Requirements:
Extract word for word the lines of the listing from its start to the line holding "0.33, 0.17, 0];", both ends kept; pictures are not part of the copy.

Recorded data:
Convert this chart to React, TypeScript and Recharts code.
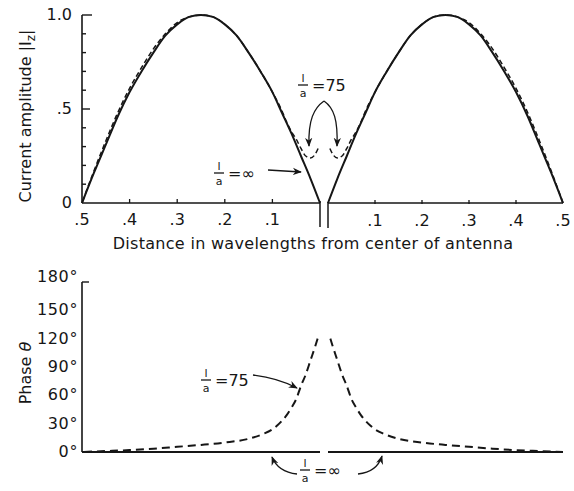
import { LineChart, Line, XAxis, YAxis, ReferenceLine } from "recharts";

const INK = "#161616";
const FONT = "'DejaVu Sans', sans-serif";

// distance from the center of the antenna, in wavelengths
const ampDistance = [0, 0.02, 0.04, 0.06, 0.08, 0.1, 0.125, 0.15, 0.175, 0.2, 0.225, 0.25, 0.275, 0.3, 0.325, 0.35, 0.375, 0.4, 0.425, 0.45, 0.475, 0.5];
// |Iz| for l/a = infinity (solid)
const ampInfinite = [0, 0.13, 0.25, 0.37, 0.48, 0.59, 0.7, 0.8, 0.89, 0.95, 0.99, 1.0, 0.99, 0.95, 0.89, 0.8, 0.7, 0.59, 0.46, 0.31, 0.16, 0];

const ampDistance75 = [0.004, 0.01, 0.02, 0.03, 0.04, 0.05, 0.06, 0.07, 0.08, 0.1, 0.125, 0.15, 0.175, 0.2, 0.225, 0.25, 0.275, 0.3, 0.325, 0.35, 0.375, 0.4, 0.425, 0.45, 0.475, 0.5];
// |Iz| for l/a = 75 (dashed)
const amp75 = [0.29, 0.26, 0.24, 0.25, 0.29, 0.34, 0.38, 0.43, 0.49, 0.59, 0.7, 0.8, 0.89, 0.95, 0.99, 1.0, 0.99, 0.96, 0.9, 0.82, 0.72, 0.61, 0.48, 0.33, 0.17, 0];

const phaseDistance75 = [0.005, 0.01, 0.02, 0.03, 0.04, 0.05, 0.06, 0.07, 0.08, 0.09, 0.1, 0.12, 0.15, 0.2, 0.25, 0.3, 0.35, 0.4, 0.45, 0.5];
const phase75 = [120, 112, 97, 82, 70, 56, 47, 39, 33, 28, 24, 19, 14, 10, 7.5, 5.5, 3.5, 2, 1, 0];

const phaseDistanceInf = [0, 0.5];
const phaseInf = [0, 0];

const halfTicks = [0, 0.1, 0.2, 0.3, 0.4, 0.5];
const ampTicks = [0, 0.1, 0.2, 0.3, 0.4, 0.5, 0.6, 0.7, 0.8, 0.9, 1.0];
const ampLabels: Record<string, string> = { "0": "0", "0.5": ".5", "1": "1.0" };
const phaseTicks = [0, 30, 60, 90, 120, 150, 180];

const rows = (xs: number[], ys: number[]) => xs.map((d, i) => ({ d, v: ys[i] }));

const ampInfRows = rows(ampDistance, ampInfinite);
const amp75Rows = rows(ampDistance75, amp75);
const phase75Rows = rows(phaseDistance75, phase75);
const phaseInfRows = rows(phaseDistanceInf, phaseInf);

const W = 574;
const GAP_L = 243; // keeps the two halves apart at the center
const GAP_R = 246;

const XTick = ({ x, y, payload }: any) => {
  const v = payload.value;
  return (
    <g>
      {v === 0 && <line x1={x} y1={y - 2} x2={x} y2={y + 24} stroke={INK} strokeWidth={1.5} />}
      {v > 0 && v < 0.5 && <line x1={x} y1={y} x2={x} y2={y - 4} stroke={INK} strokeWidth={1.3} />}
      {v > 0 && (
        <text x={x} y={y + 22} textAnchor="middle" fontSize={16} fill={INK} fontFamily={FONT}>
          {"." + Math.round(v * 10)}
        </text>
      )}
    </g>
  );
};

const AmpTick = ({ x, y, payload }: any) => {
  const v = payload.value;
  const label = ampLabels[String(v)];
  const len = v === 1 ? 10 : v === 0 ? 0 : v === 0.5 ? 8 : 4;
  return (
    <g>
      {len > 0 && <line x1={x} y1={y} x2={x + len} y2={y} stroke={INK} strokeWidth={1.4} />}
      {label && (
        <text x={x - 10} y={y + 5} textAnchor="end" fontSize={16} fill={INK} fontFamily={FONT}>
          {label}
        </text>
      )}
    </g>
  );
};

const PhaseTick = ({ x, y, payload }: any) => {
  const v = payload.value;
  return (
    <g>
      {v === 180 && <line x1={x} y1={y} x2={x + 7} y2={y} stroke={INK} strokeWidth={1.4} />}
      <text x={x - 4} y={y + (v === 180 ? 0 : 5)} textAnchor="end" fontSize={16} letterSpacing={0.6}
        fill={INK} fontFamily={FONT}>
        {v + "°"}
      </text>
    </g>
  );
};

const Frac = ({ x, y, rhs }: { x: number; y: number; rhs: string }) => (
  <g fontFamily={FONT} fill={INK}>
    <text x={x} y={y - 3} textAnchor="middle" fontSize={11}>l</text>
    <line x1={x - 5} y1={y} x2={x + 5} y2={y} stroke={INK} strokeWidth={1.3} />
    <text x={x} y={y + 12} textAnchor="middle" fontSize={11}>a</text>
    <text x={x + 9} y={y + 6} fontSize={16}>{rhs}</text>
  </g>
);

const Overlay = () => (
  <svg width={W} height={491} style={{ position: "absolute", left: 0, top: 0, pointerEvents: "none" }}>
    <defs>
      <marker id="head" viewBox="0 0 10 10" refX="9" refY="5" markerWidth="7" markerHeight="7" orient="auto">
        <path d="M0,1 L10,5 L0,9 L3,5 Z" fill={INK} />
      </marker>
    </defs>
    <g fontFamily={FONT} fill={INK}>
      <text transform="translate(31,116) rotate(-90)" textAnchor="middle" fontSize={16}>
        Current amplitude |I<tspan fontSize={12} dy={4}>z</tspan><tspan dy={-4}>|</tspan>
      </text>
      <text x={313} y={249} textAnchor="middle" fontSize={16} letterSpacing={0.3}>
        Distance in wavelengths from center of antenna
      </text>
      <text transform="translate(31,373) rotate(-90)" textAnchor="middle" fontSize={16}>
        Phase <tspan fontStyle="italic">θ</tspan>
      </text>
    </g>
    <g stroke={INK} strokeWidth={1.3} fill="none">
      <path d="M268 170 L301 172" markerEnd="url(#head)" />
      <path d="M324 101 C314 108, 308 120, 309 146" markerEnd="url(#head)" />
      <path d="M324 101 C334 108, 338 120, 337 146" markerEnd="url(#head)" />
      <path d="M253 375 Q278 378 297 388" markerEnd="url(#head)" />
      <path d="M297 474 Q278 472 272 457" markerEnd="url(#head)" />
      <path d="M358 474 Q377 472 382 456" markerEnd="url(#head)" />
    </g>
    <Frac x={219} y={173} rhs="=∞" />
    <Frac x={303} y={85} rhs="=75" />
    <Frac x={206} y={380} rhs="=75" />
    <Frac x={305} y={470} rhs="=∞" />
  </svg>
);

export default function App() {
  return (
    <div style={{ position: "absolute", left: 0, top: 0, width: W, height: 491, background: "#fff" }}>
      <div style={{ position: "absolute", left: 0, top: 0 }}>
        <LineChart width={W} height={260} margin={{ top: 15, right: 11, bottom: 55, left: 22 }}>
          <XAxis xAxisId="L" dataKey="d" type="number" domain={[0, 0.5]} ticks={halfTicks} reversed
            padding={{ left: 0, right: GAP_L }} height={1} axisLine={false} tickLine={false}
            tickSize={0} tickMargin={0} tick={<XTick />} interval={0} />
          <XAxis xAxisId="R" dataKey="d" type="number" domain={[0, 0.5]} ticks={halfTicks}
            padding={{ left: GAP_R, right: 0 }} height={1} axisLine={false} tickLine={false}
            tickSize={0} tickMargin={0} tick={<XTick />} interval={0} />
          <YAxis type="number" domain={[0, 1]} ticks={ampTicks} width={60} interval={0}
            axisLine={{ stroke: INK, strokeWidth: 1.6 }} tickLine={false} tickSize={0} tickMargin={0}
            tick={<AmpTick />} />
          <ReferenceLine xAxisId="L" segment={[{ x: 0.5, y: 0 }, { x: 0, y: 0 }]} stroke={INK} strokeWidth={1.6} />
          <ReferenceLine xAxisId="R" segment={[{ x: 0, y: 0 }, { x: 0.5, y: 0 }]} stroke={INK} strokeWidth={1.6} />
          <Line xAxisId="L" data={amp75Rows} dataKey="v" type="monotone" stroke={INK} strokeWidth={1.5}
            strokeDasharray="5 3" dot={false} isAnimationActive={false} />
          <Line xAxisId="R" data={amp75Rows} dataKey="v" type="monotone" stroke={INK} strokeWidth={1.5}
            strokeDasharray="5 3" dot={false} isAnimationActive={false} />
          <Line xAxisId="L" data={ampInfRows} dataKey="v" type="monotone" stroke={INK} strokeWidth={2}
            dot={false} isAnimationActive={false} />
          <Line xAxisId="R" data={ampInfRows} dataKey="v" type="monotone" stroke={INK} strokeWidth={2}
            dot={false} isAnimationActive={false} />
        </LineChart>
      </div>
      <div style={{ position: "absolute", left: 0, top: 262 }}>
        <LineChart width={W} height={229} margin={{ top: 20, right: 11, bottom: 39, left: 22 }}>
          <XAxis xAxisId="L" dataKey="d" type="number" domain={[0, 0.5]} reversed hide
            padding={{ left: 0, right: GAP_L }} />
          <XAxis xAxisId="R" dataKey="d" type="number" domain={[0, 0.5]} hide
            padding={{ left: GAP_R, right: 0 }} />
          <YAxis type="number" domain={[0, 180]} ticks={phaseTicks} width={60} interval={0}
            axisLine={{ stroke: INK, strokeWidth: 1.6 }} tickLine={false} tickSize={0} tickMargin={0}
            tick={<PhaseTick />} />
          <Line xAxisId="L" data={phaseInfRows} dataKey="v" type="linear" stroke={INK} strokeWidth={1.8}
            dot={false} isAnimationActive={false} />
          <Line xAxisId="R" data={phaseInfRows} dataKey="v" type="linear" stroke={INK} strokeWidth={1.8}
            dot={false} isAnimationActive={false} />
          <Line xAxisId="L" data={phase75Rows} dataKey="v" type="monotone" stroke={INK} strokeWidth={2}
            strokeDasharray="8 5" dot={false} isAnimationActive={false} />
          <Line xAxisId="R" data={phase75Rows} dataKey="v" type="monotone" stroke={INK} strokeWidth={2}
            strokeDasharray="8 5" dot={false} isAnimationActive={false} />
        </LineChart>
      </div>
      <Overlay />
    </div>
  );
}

Complete response:
Convert this chart to React, TypeScript and Recharts code.
import { LineChart, Line, XAxis, YAxis, ReferenceLine } from "recharts";

const INK = "#161616";
const FONT = "'DejaVu Sans', sans-serif";

// distance from the center of the antenna, in wavelengths
const ampDistance = [0, 0.02, 0.04, 0.06, 0.08, 0.1, 0.125, 0.15, 0.175, 0.2, 0.225, 0.25, 0.275, 0.3, 0.325, 0.35, 0.375, 0.4, 0.425, 0.45, 0.475, 0.5];
// |Iz| for l/a = infinity (solid)
const ampInfinite = [0, 0.13, 0.25, 0.37, 0.48, 0.59, 0.7, 0.8, 0.89, 0.95, 0.99, 1.0, 0.99, 0.95, 0.89, 0.8, 0.7, 0.59, 0.46, 0.31, 0.16, 0];

const ampDistance75 = [0.004, 0.01, 0.02, 0.03, 0.04, 0.05, 0.06, 0.07, 0.08, 0.1, 0.125, 0.15, 0.175, 0.2, 0.225, 0.25, 0.275, 0.3, 0.325, 0.35, 0.375, 0.4, 0.425, 0.45, 0.475, 0.5];
// |Iz| for l/a = 75 (dashed)
const amp75 = [0.29, 0.26, 0.24, 0.25, 0.29, 0.34, 0.38, 0.43, 0.49, 0.59, 0.7, 0.8, 0.89, 0.95, 0.99, 1.0, 0.99, 0.96, 0.9, 0.82, 0.72, 0.61, 0.48, 0.33, 0.17, 0];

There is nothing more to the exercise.